Council member Gordon Smith said: “It's unfortunate how this has come together, and I'm sympathetic to the property owner, but this is about how we're going to do zoning in the city. There are residual zoning issues in the city. I'm glad CAN is going to work with other neighborhoods to identify issues like this before people get crossed up about them.”
Several colleagues, however, disagreed.
“This is a major property-rights issue,” declared Council member Bill Russell. “I understand how the neighborhood feels, but this is someone else's property.”

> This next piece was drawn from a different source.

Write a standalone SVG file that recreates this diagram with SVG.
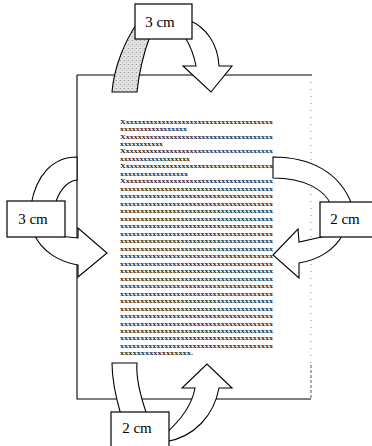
<svg xmlns="http://www.w3.org/2000/svg" width="372" height="446" viewBox="0 0 372 446">
<style>
.ln{stroke:#000;stroke-width:1.1;fill:none}
.ar{fill:#fff;stroke:#000;stroke-width:1.1;stroke-linejoin:miter}
.bx{fill:#fff;stroke:#000;stroke-width:1.2}
.lb{font-family:"Liberation Serif","Times New Roman",serif;font-size:15px;fill:#000;text-anchor:middle}
.t{font-family:"Liberation Serif","Times New Roman",serif;font-size:6.5px;font-weight:bold;fill:#222}
</style>
<defs>
<pattern id="stip" width="4" height="4" patternUnits="userSpaceOnUse">
<rect width="4" height="4" fill="#e4e4e4"/>
<rect x="0" y="0" width="1" height="1" fill="#9a9a9a"/>
<rect x="2" y="2" width="1" height="1" fill="#b0b0b0"/>
<rect x="3" y="0" width="1" height="1" fill="#c8c8c8"/>
</pattern>
</defs>
<rect width="372" height="446" fill="#fff"/>
<g id="page">
<path class="ln" d="M77,75 L312,75 M77,75 L77,399 L311,399"/>
<path d="M311,75 L311,365" stroke="#888" stroke-width="1" stroke-dasharray="1,6" fill="none"/>
<path d="M311,365 L311,399" stroke="#555" stroke-width="1" stroke-dasharray="3,2" fill="none"/>
</g>
<g id="text-block">
<text class="t" x="120" y="123.5" textLength="153" lengthAdjust="spacingAndGlyphs">Xxxxxxxxxxxxxxxxxxxxxxxxxxxxxxxxxxxxxx</text>
<text class="t" x="120" y="131" textLength="67" lengthAdjust="spacingAndGlyphs">xxxxxxxxxxxxxxxxx</text>
<text class="t" x="120" y="138.5" textLength="153" lengthAdjust="spacingAndGlyphs">Xxxxxxxxxxxxxxxxxxxxxxxxxxxxxxxxxxxxxx</text>
<text class="t" x="120" y="145.9" textLength="43" lengthAdjust="spacingAndGlyphs">xxxxxxxxxxx</text>
<text class="t" x="120" y="153.4" textLength="153" lengthAdjust="spacingAndGlyphs">Xxxxxxxxxxxxxxxxxxxxxxxxxxxxxxxxxxxxxx</text>
<text class="t" x="120" y="160.9" textLength="70" lengthAdjust="spacingAndGlyphs">xxxxxxxxxxxxxxxxxx</text>
<text class="t" x="120" y="168.4" textLength="153" lengthAdjust="spacingAndGlyphs">Xxxxxxxxxxxxxxxxxxxxxxxxxxxxxxxxxxxxxx</text>
<text class="t" x="120" y="175.9" textLength="68" lengthAdjust="spacingAndGlyphs">xxxxxxxxxxxxxxxxx</text>
<text class="t" x="120" y="183.3" textLength="153" lengthAdjust="spacingAndGlyphs">Xxxxxxxxxxxxxxxxxxxxxxxxxxxxxxxxxxxxxx</text>
<text class="t" x="120" y="190.8" textLength="153" lengthAdjust="spacingAndGlyphs">xxxxxxxxxxxxxxxxxxxxxxxxxxxxxxxxxxxxxx</text>
<text class="t" x="120" y="198.3" textLength="153" lengthAdjust="spacingAndGlyphs">xxxxxxxxxxxxxxxxxxxxxxxxxxxxxxxxxxxxxx</text>
<text class="t" x="120" y="205.8" textLength="153" lengthAdjust="spacingAndGlyphs">xxxxxxxxxxxxxxxxxxxxxxxxxxxxxxxxxxxxxx</text>
<text class="t" x="120" y="213.3" textLength="153" lengthAdjust="spacingAndGlyphs">xxxxxxxxxxxxxxxxxxxxxxxxxxxxxxxxxxxxxx</text>
<text class="t" x="120" y="220.7" textLength="153" lengthAdjust="spacingAndGlyphs">xxxxxxxxxxxxxxxxxxxxxxxxxxxxxxxxxxxxxx</text>
<text class="t" x="120" y="228.2" textLength="153" lengthAdjust="spacingAndGlyphs">xxxxxxxxxxxxxxxxxxxxxxxxxxxxxxxxxxxxxx</text>
<text class="t" x="120" y="235.7" textLength="153" lengthAdjust="spacingAndGlyphs">xxxxxxxxxxxxxxxxxxxxxxxxxxxxxxxxxxxxxx</text>
<text class="t" x="120" y="243.2" textLength="153" lengthAdjust="spacingAndGlyphs">xxxxxxxxxxxxxxxxxxxxxxxxxxxxxxxxxxxxxx</text>
<text class="t" x="120" y="250.7" textLength="153" lengthAdjust="spacingAndGlyphs">xxxxxxxxxxxxxxxxxxxxxxxxxxxxxxxxxxxxxx</text>
<text class="t" x="120" y="258.1" textLength="153" lengthAdjust="spacingAndGlyphs">xxxxxxxxxxxxxxxxxxxxxxxxxxxxxxxxxxxxxx</text>
<text class="t" x="120" y="265.6" textLength="153" lengthAdjust="spacingAndGlyphs">xxxxxxxxxxxxxxxxxxxxxxxxxxxxxxxxxxxxxx</text>
<text class="t" x="120" y="273.1" textLength="153" lengthAdjust="spacingAndGlyphs">xxxxxxxxxxxxxxxxxxxxxxxxxxxxxxxxxxxxxx</text>
<text class="t" x="120" y="280.6" textLength="153" lengthAdjust="spacingAndGlyphs">xxxxxxxxxxxxxxxxxxxxxxxxxxxxxxxxxxxxxx</text>
<text class="t" x="120" y="288.1" textLength="153" lengthAdjust="spacingAndGlyphs">xxxxxxxxxxxxxxxxxxxxxxxxxxxxxxxxxxxxxx</text>
<text class="t" x="120" y="295.5" textLength="153" lengthAdjust="spacingAndGlyphs">xxxxxxxxxxxxxxxxxxxxxxxxxxxxxxxxxxxxxx</text>
<text class="t" x="120" y="303" textLength="153" lengthAdjust="spacingAndGlyphs">xxxxxxxxxxxxxxxxxxxxxxxxxxxxxxxxxxxxxx</text>
<text class="t" x="120" y="310.5" textLength="153" lengthAdjust="spacingAndGlyphs">xxxxxxxxxxxxxxxxxxxxxxxxxxxxxxxxxxxxxx</text>
<text class="t" x="120" y="318" textLength="153" lengthAdjust="spacingAndGlyphs">xxxxxxxxxxxxxxxxxxxxxxxxxxxxxxxxxxxxxx</text>
<text class="t" x="120" y="325.5" textLength="153" lengthAdjust="spacingAndGlyphs">xxxxxxxxxxxxxxxxxxxxxxxxxxxxxxxxxxxxxx</text>
<text class="t" x="120" y="332.9" textLength="153" lengthAdjust="spacingAndGlyphs">xxxxxxxxxxxxxxxxxxxxxxxxxxxxxxxxxxxxxx</text>
<text class="t" x="120" y="340.4" textLength="153" lengthAdjust="spacingAndGlyphs">xxxxxxxxxxxxxxxxxxxxxxxxxxxxxxxxxxxxxx</text>
<text class="t" x="120" y="347.9" textLength="153" lengthAdjust="spacingAndGlyphs">xxxxxxxxxxxxxxxxxxxxxxxxxxxxxxxxxxxxxx</text>
<text class="t" x="120" y="355.4" textLength="73" lengthAdjust="spacingAndGlyphs">xxxxxxxxxxxxxxxxx.</text>
</g>
<g id="margin-top">
<path d="M138,22 C124,42 114,68 112,92 L137,92 C139,72 143,55 150,36 Z" fill="url(#stip)" stroke="#000" stroke-width="1.1"/>
<path class="ar" d="M188,20 C207,27 218,45 219,66 L232,66 L211,92 L183,66 L196,66 C194,55 191,47 185,37 Z"/>
<rect class="bx" x="135" y="4" width="57" height="35"/>
<text class="lb" x="160" y="27">3 cm</text>
</g>
<g id="margin-left">
<path class="ar" d="M77,157 C52,157 36,176 31,205 L55,205 C58,193 66,181 77,180 Z"/>
<path class="ar" d="M58,236 L78,238 L78,228 L107,253 L78,277 L78,265 C60,262 42,252 34,234 Z"/>
<rect class="bx" x="7" y="201" width="58" height="36"/>
<text class="lb" x="33" y="224">3 cm</text>
</g>
<g id="margin-right">
<path class="ar" d="M273,157 C310,157 340,172 352,205 L331,205 C325,190 305,178 273,178 Z"/>
<path class="ar" d="M326,236 L299,242 L298,229 L273,255 L299,278 L299,263 C318,260 335,250 343,234 Z"/>
<rect class="bx" x="320" y="202" width="60" height="35"/>
<text class="lb" x="345" y="224">2 cm</text>
</g>
<g id="margin-bottom">
<path class="ar" d="M112,363 L137,363 C136,375 140,395 147,415 L121,415 C116,398 112,380 112,363 Z"/>
<path class="ar" d="M165,434 C180,421 192,405 195,388 L182,388 L207,364 L232,388 L219,388 C214,415 195,437 165,442 Z"/>
<rect class="bx" x="111" y="412" width="58" height="40"/>
<text class="lb" x="137" y="433">2 cm</text>
</g>
</svg>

Council member Jan Davis sounded a similar note. After observing that “This one is really tough,” Davis went on to say that the rezonings “obviously change the rules in the middle of the game. ... There's something really wrong with this.”
In the end, the votes just weren't there. Newman made a motion to rezone the slope single-family residential, but both Russell and Davis opposed it. That would have been enough to stop it, but Mayor Terry Bellamy also had her concerns, saying she didn't want to rule out the possibility of denser development on the site. When asked what kind of development she had in mind, given the concerns about traffic and steep slopes, Bellamy said, “something creative.”
Newman's motion failed 3-3. And while Bellamy supported Newman’s subsequent motion to rezone the actual inn property, Russell and Davis again held out, and despite gaining majority support, it failed 4-2.
Night of the living wage
In other action, Council:
• Approved an amendment to the city's contracting policy requiring all businesses receiving city contracts worth between $30,000 and $90,000 to pay their workers a living wage. The change was approved 5-2, with Davis and Russell opposed.
• Increased the city’s recycling fee to pay for larger bins and a potential rewards program, if Council subsequently approves the contract. The increase, from $2.95 a month to $3.60 a month, was approved 6-1, with Bellamy opposed.
• Held a public hearing on the proposed budget for the 2011-12 fiscal year, which begins July 1. No member of the public spoke.